In the 15 years since Berkeley adopted City Council districts, no student has been elected to the post even though they make up a quarter of the population.
Now a coalition of UC Berkeley student leaders is aiming to change that.
The group hopes to put forward a plan that will reconfigure two City Council districts to make one with a super-majority of students. If that doesn’t work, the leaders may try and put a referendum before Berkeley voters to create a student-dominated district.
“Is this fair to the community?” said Joey Freeman, who as vice-president of external affairs for the Associated Students of the University of California is leading the redistricting effort. “You can make a very good argument there should be someone on the council representing the student interests.”
The catalyst to reconsider this question is the 2010 census. Law requires that the boundaries of all political seats be updated every ten years to reflect population changes. Berkeley’s population increased 9% between 2000 and 2010, going from 102,744 residents to 112,580.

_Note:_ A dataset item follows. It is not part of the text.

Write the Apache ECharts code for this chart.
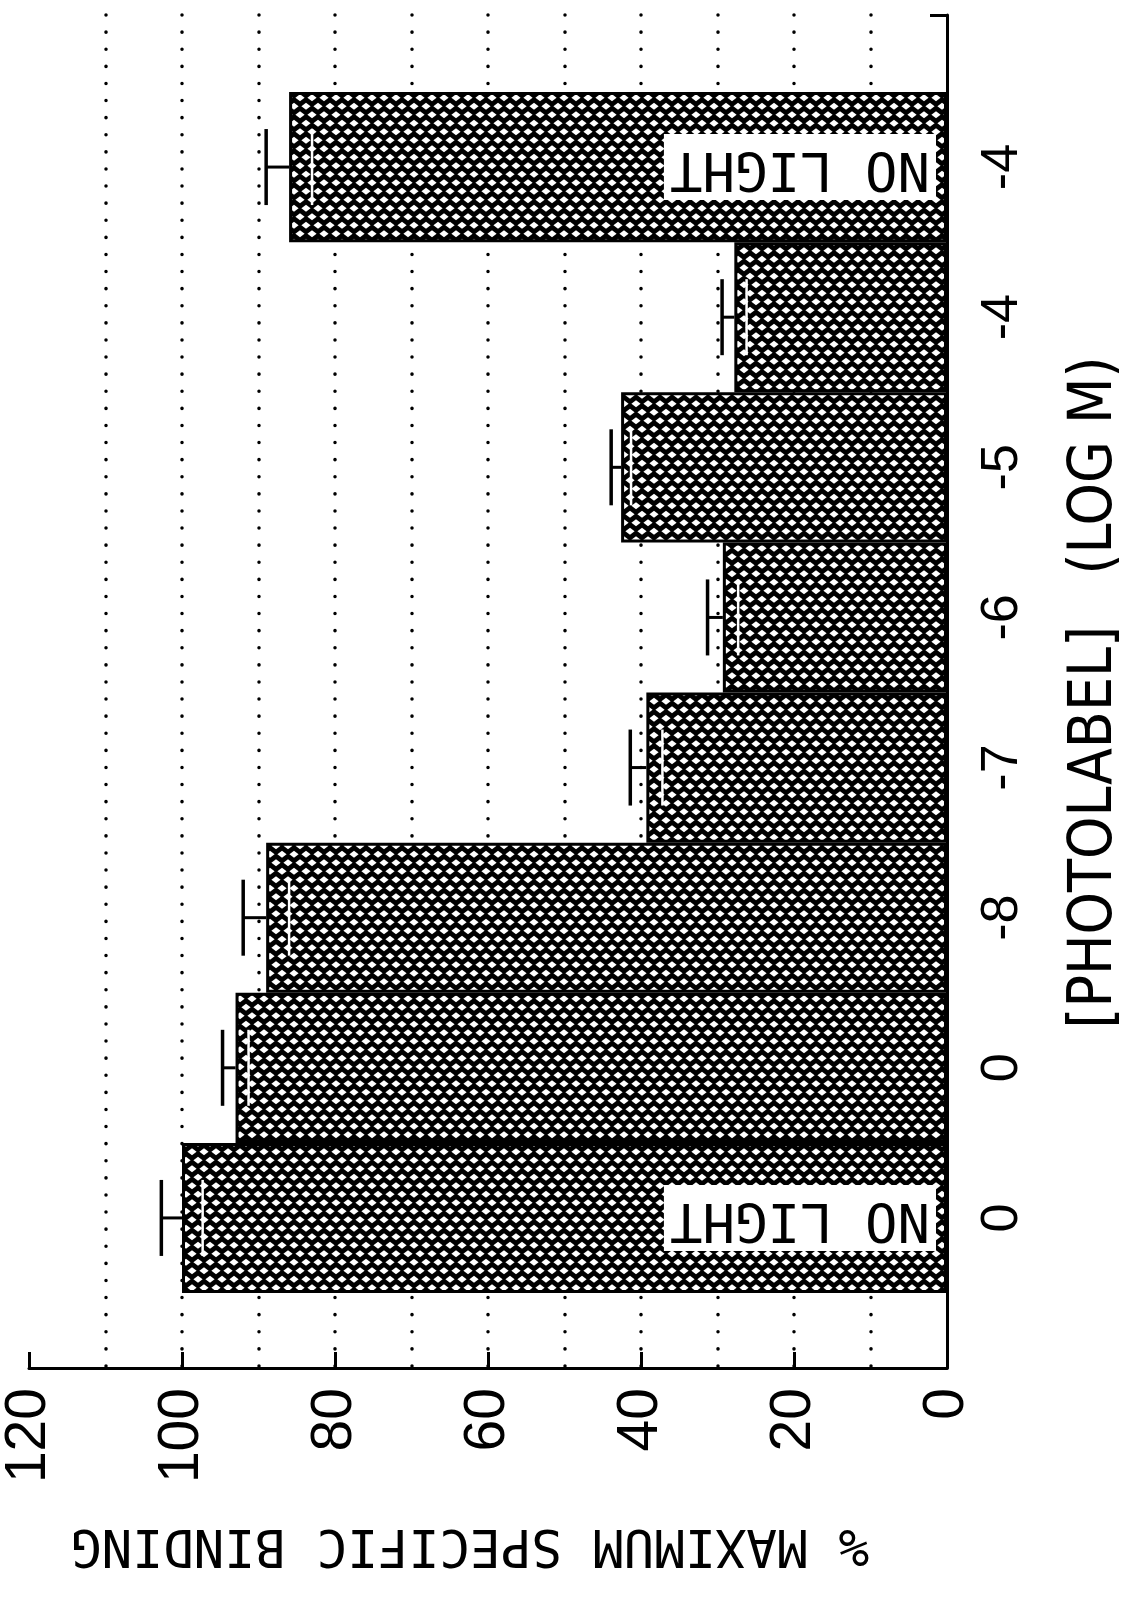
<!DOCTYPE html>
<html>
<head>
<meta charset="utf-8">
<script src="https://cdn.jsdelivr.net/npm/echarts@6/dist/echarts.min.js"></script>
<style>
  html, body { margin: 0; padding: 0; background: #fff; }
  #chart { width: 1134px; height: 1604px; }
</style>
</head>
<body>
<div id="chart"></div>
<script>
// photolabel concentration (log M), bottom to top
const categories = ['0', '0', '-8', '-7', '-6', '-5', '-4', '-4'];
const binding = [100, 93, 89, 39.3, 29.3, 42.6, 27.8, 86];
const errors = [2.7, 1.7, 3.0, 2.1, 2.0, 1.3, 1.6, 3.0];
const notes = ['NO LIGHT', '', '', '', '', '', '', 'NO LIGHT'];

// cross hatch fill: diamond holes in black
function hatch() {
  const c = document.createElement('canvas');
  c.width = 12;
  c.height = 17;
  const ctx = c.getContext('2d');
  ctx.fillStyle = '#000';
  ctx.fillRect(0, 0, 12, 17);
  ctx.fillStyle = '#fff';
  const hw = 4.6;
  const hh = 3.4;
  [[6, 4.25], [0, 12.75], [12, 12.75], [0, -4.25], [12, -4.25], [6, 21.25]].forEach(p => {
    ctx.beginPath();
    ctx.moveTo(p[0] - hw, p[1]);
    ctx.lineTo(p[0], p[1] - hh);
    ctx.lineTo(p[0] + hw, p[1]);
    ctx.lineTo(p[0], p[1] + hh);
    ctx.closePath();
    ctx.fill();
  });
  return c;
}

const dotted = { color: '#000', width: 3.5, type: [0.1, 17], cap: 'round' };
const axisFont = 'Liberation Sans, Arial, sans-serif';

const chart = echarts.init(document.getElementById('chart'));
chart.setOption({
  animation: false,
  backgroundColor: '#fff',
  grid: [
    { left: 29, right: 187, top: 15, bottom: 236 },
    { left: 29, right: 187, top: 92, bottom: 311 },
  ],
  xAxis: [
    {
      gridIndex: 0,
      type: 'value',
      inverse: true,
      min: 0,
      max: 120,
      interval: 20,
      name: '% MAXIMUM SPECIFIC BINDING',
      nameLocation: 'middle',
      nameRotate: 180,
      nameGap: 150,
      nameTextStyle: {
        fontFamily: 'DejaVu Sans Mono',
        fontSize: 51,
        color: '#000',
        padding: [0, 0, 0, 36],
      },
      axisLine: { show: true, lineStyle: { color: '#000', width: 3 } },
      axisTick: { show: true, inside: true, length: 16, lineStyle: { color: '#000', width: 3 } },
      axisLabel: {
        rotate: 90,
        align: 'right',
        verticalAlign: 'middle',
        margin: 20,
        fontFamily: axisFont,
        fontSize: 57,
        color: '#000',
      },
      minorTick: { show: false, splitNumber: 2 },
      splitLine: { show: true, showMaxLine: false, showMinLine: false, lineStyle: dotted },
      minorSplitLine: { show: true, lineStyle: dotted },
    },
    {
      gridIndex: 1,
      type: 'value',
      inverse: true,
      min: 0,
      max: 120,
      show: false,
      splitLine: { show: false },
    },
  ],
  yAxis: [
    {
      gridIndex: 0,
      type: 'value',
      position: 'right',
      min: 0,
      max: 1,
      interval: 1,
      axisLine: { show: true, lineStyle: { color: '#000', width: 3 } },
      axisTick: { show: true, inside: true, length: 17, lineStyle: { color: '#000', width: 3 } },
      axisLabel: { show: false },
      splitLine: { show: false },
    },
    {
      gridIndex: 1,
      type: 'category',
      position: 'right',
      data: categories,
      name: '[PHOTOLABEL]   (LOG M)',
      nameLocation: 'middle',
      nameRotate: 90,
      nameGap: 118,
      nameTextStyle: { fontFamily: 'DejaVu Sans Condensed, Liberation Sans Narrow, DejaVu Sans', fontSize: 60, color: '#000' },
      axisLine: { show: false },
      axisTick: { show: false },
      axisLabel: {
        rotate: 90,
        align: 'center',
        verticalAlign: 'top',
        margin: 30,
        fontFamily: axisFont,
        fontSize: 52,
        color: '#000',
      },
      splitLine: { show: false },
    },
  ],
  series: [
    {
      type: 'bar',
      xAxisIndex: 1,
      yAxisIndex: 1,
      barWidth: '100%',
      barCategoryGap: '0%',
      itemStyle: {
        color: { image: hatch(), repeat: 'repeat' },
        borderColor: '#000',
        borderWidth: 3,
      },
      label: {
        position: 'insideRight',
        rotate: 180,
        align: 'left',
        verticalAlign: 'middle',
        distance: 11,
        backgroundColor: '#fff',
        padding: [6, 6],
        fontFamily: 'DejaVu Sans Mono',
        fontSize: 54,
        color: '#000',
      },
      data: binding.map((v, i) => ({
        value: v,
        label: { show: notes[i] !== '', formatter: notes[i] },
      })),
    },
    {
      type: 'custom',
      xAxisIndex: 1,
      yAxisIndex: 1,
      z: 5,
      encode: { x: 1, y: 0 },
      data: binding.map((v, i) => [i, v, errors[i]]),
      renderItem: (params, api) => {
        const i = api.value(0);
        const v = api.value(1);
        const e = api.value(2);
        const mid = api.coord([v, i]);
        const hi = api.coord([v + e, i]);
        const lo = api.coord([v - e, i]);
        const h = 38;
        return {
          type: 'group',
          children: [
            { type: 'line', shape: { x1: mid[0], y1: mid[1], x2: hi[0], y2: hi[1] }, style: { stroke: '#000', lineWidth: 3 } },
            { type: 'line', shape: { x1: hi[0], y1: hi[1] - h, x2: hi[0], y2: hi[1] + h }, style: { stroke: '#000', lineWidth: 3.5 } },
            { type: 'line', shape: { x1: lo[0], y1: lo[1] - h, x2: lo[0], y2: lo[1] + h }, style: { stroke: '#fff', lineWidth: 2.5 } },
          ],
        };
      },
    },
  ],
});
</script>
</body>
</html>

The Berkeley city charter requires there be an equal distribution of residents in each of the city’s eight City Council districts. So the boundaries must be redrawn to put 14,703 residents in each district, up from 12,843. The city has set a September 16th deadline to receive new plans, but Councilmember Gordon Wozniak has an item on the July 19th agenda to extend this deadline to November 1. The City Council had already extended the deadline about a month. (Click here to see materials on how to present a new redistricting plan.)
Freeman and others want to use this opportunity to create a student-dominated district, but they are facing significant obstacles. Berkeley’s charter requires all new redistricting plans to comply with three criteria: no change in boundaries can lead to the ousting of a sitting council member; districts shall be equal in size; and new districts shall adhere as closely as possible to the original districts drawn up in 1986.

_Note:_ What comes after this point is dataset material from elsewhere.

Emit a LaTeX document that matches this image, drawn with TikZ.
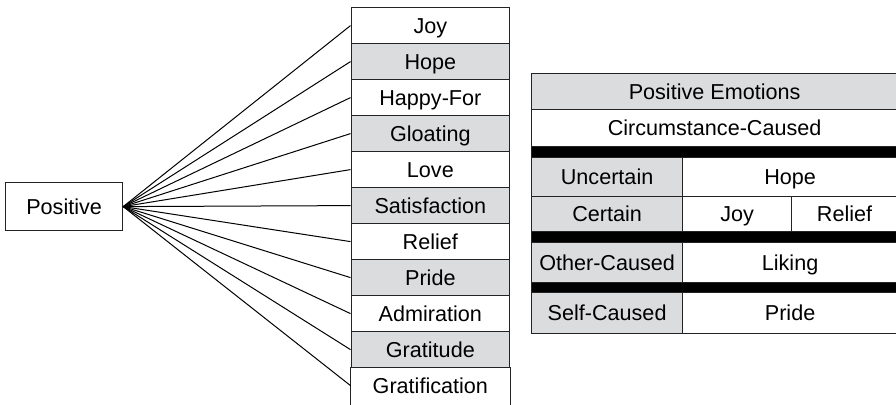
\documentclass[tikz,border=0pt]{standalone}
\usepackage{fontspec}
\setmainfont{Liberation Sans}
\definecolor{cellgray}{RGB}{219,220,222}
\definecolor{edge}{RGB}{35,35,35}

\begin{document}
\begin{tikzpicture}[x=0.75pt,y=-0.75pt,
  every node/.style={font=\fontsize{16.2}{19}\selectfont, inner sep=0pt,
    text height=11.6pt, text depth=0pt},
  sz/.style 2 args={minimum width=#1*0.75pt, minimum height=#2*0.75pt},
  cell/.style={draw=edge, line width=0.9pt, anchor=north west},
  shaded/.style={cell, fill=cellgray},
  plain/.style={cell, fill=white},
  openend/.style={cell, draw=none},
  bar/.style={fill=black, draw=edge, line width=0.9pt, anchor=north west},
  link/.style={line width=0.75pt, black}
]
\clip (0,0) rectangle (896,404);
\fill[white] (0,0) rectangle (896,404);

% root node on the left
\node[plain, sz={117}{48}] (pos) at (5,182) {Positive};

% column of emotion types
\foreach \t/\f [count=\i] in {Joy/plain, Hope/shaded, Happy-For/plain,
    Gloating/shaded, Love/plain, Satisfaction/shaded, Relief/plain,
    Pride/shaded, Admiration/plain, Gratitude/shaded, Gratification/openend}
  \node[\f, sz={158.5}{36}] (c\i) at (350.5, {7+36*(\i-1)}) {\t};
% the last cell stays open at the lower edge
\draw[edge, line width=0.9pt] (c11.north west) -- ++(0,40)
                              (c11.north east) -- ++(0,40);

% fan of connectors
\foreach \i in {1,...,11}
  \draw[link] (pos.east) -- (c\i.west);

% table of positive emotions
\node[shaded, sz={366}{36}] (head) at (531,73) {Positive Emotions};
\node[plain,  sz={366}{37}] (circ) at (531,109) {Circumstance-Caused};
\node[bar,    sz={366}{11}] (bar1) at (531,146) {};
\node[shaded, sz={151}{39}] (unc)  at (531,157) {Uncertain};
\node[plain,  sz={215}{39}] (hope) at (682,157) {Hope};
\node[shaded, sz={151}{35}] (cer)  at (531,196) {Certain};
\node[plain,  sz={109}{35}] (joy)  at (682,196) {Joy};
\node[plain,  sz={106}{35}] (rel)  at (791,196) {Relief};
\node[bar,    sz={366}{11}] (bar2) at (531,231) {};
\node[shaded, sz={151}{40}] (oth)  at (531,242) {Other-Caused};
\node[plain,  sz={215}{40}] (lik)  at (682,242) {Liking};
\node[bar,    sz={366}{10}] (bar3) at (531,282) {};
\node[shaded, sz={151}{41}] (self) at (531,292) {Self-Caused};
\node[plain,  sz={215}{41}] (prid) at (682,292) {Pride};
\end{tikzpicture}
\end{document}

So the students are faced with a conundrum: if they submit a plan that creates a district with a supermajority of students, it won’t adhere closely to the original 1986 boundaries and will most likely be rejected. (This is what happened in 2002; the Berkeley City Attorney said an ASUC plan was not compliant with the law.) But if they decide to first push for a city charter referendum to allow for a new district, it won’t go on the ballot until the November 2012 election. And the City Council has established a timetable that calls for Berkeley to adopt new council districts by April 2012.

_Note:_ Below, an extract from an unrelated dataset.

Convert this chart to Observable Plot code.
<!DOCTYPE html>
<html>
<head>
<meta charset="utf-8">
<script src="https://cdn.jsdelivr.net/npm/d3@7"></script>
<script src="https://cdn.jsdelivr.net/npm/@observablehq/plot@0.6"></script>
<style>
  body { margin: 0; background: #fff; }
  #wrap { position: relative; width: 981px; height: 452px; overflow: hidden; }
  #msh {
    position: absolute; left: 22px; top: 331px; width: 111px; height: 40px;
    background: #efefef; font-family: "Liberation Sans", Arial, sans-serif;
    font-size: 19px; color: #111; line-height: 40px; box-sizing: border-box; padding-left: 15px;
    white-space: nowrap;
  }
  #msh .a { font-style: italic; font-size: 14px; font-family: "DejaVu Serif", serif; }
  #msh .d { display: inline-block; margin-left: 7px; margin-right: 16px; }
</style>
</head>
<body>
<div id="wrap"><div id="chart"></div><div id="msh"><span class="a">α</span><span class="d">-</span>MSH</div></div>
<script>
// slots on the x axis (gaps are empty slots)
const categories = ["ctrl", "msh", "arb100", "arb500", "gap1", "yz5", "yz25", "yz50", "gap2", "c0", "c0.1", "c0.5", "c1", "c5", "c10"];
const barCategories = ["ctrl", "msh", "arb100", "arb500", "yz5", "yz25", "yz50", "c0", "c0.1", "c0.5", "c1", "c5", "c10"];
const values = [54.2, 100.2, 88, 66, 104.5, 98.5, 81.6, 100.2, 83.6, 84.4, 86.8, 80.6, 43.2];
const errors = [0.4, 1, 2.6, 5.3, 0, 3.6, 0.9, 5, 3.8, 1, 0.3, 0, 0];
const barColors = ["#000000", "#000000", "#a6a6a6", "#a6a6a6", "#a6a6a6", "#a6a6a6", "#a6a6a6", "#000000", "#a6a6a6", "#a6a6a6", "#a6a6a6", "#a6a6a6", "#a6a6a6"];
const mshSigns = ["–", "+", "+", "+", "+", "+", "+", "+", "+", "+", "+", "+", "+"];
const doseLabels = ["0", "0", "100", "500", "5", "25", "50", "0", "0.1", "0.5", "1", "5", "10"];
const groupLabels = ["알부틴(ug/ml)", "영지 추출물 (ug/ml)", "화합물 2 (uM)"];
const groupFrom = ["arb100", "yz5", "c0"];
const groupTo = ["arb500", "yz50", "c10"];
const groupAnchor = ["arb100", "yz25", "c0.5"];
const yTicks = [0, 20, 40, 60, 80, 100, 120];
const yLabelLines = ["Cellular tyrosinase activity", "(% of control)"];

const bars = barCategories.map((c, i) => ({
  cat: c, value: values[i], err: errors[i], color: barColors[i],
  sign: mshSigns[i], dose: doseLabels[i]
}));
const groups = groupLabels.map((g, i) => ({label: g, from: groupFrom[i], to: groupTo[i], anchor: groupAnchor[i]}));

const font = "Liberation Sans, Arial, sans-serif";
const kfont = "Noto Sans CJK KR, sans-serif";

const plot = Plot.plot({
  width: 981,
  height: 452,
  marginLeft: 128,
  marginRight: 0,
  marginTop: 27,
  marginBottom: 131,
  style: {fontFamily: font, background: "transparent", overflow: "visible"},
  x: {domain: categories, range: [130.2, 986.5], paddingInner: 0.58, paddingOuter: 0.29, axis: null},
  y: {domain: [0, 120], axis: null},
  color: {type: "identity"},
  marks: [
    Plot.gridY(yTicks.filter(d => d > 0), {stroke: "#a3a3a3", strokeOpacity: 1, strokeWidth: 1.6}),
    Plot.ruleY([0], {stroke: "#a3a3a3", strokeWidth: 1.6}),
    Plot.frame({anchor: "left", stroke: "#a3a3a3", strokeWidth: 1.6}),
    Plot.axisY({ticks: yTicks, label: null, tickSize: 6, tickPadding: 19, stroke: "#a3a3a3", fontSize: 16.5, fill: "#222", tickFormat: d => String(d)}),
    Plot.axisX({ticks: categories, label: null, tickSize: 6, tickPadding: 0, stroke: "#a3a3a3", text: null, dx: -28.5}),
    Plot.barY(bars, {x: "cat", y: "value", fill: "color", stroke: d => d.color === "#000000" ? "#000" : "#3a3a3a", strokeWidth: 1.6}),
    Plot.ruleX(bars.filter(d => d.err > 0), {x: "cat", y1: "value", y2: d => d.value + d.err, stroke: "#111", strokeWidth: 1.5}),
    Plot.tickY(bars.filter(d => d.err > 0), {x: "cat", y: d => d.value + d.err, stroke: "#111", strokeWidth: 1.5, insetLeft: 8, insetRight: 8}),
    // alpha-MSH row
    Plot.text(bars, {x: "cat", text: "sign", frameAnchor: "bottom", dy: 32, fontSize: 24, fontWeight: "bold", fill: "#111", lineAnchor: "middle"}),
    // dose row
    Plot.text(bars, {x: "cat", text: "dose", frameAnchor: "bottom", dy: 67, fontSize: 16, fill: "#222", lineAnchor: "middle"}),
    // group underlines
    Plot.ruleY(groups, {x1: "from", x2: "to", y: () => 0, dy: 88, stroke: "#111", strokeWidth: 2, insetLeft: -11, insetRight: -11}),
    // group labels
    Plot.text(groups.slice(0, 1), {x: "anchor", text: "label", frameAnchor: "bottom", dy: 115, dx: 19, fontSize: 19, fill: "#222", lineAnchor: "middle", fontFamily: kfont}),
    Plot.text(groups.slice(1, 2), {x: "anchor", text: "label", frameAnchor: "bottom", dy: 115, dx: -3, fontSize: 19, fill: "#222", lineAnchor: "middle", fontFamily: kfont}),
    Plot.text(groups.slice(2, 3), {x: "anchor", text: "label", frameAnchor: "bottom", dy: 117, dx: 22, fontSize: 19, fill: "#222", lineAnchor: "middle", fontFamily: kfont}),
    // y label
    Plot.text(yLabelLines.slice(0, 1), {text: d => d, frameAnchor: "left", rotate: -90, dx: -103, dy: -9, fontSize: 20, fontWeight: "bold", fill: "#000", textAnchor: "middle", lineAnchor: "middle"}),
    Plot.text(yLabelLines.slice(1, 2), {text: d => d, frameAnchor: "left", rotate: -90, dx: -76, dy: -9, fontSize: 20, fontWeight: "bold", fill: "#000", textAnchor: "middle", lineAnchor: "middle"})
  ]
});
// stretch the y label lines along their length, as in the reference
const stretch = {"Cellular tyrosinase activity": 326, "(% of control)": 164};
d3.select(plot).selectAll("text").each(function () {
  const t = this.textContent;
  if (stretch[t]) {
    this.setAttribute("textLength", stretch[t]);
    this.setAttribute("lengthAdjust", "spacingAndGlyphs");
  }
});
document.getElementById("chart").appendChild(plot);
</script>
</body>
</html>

“Students make up one-quarter of Berkeley’s population,” said Kristin Hunziker, a 2009 Cal graduate who was active in Cal Democrats. She is now a political consultant and managed Wozniak’s 2010 re-election campaign. “Berkeley is a university town. We have a lot of university students. They should have representation on city government. There has only been one student who has served on the Berkeley City Council [Nancy Skinner, who was elected in 1984 before there were districts]. There should be more.”
While students live in large numbers in four city council districts, those represented by Wozniak (District 8) and Kriss Worthington (District 7) would be most affected by the students’ plan. But the two councilmen have different approaches about how to solve the situation.
Wozniak wants to slow the process down to give the students more time to come up with a redistricting plan. Since most Cal students won’t return from vacation until late August, the city’s current September 16th deadline to submit a new plan won’t give them a chance to confer. That’s why he is proposing the deadline be moved to November 1, even though city staff has said that will not give the city enough time to create new districts in time for the November 2012 election. Wozniak thinks that is fine; the new districts can be in place for the 2014 election.
“You have a district plan that makes it almost impossible to elect a student because they are spread over four districts,” said Wozniak. “I think it would be good if there was an active student on the council.”
Many of the students at Cal are of Asian heritage, and a student-dominated district might also bring that diversity to the council, he pointed out.
Worthington is opposed to deciding the matter through the city charter first, and then adjusting the city council district boundaries. If it is done in that order, then some voters who would have been moved into new districts because of population changes in time for the November 2012 elections, won’t get to vote for those running for council in Districts 2, 3, 5, and 6.
“If a delay means we are not going to do redistricting in 2012, I think that’s gravely undemocratic,” said Worthington.
He said he would support a city charter referendum to create a student-dominated district since it would give voters a chance to decide the issue. He just thinks the referendum should be done after redistricting is completed.
Worthington said Wozniak might benefit politically if there was a student-dominated district. Any major redrawing of district lines would probably shift the students out of District 8 and into District 7. That would make Wozniak’s district more politically moderate, which might help him in future elections.
“It would allow Gordon to dump all the young people out of his district,” said Worthington. “The students tend to vote more liberally than his district.”
Conversely, Worthington would be the city council member most likely to face a challenge from a student.
In the meantime, the Cal coalition is soliciting support for its plans. Skinner, the only UC student to be elected to the council, is behind them, said Freeman.
“Nancy is supportive of extending the deadline and creating a district with a supermajority of students,” said Freeman.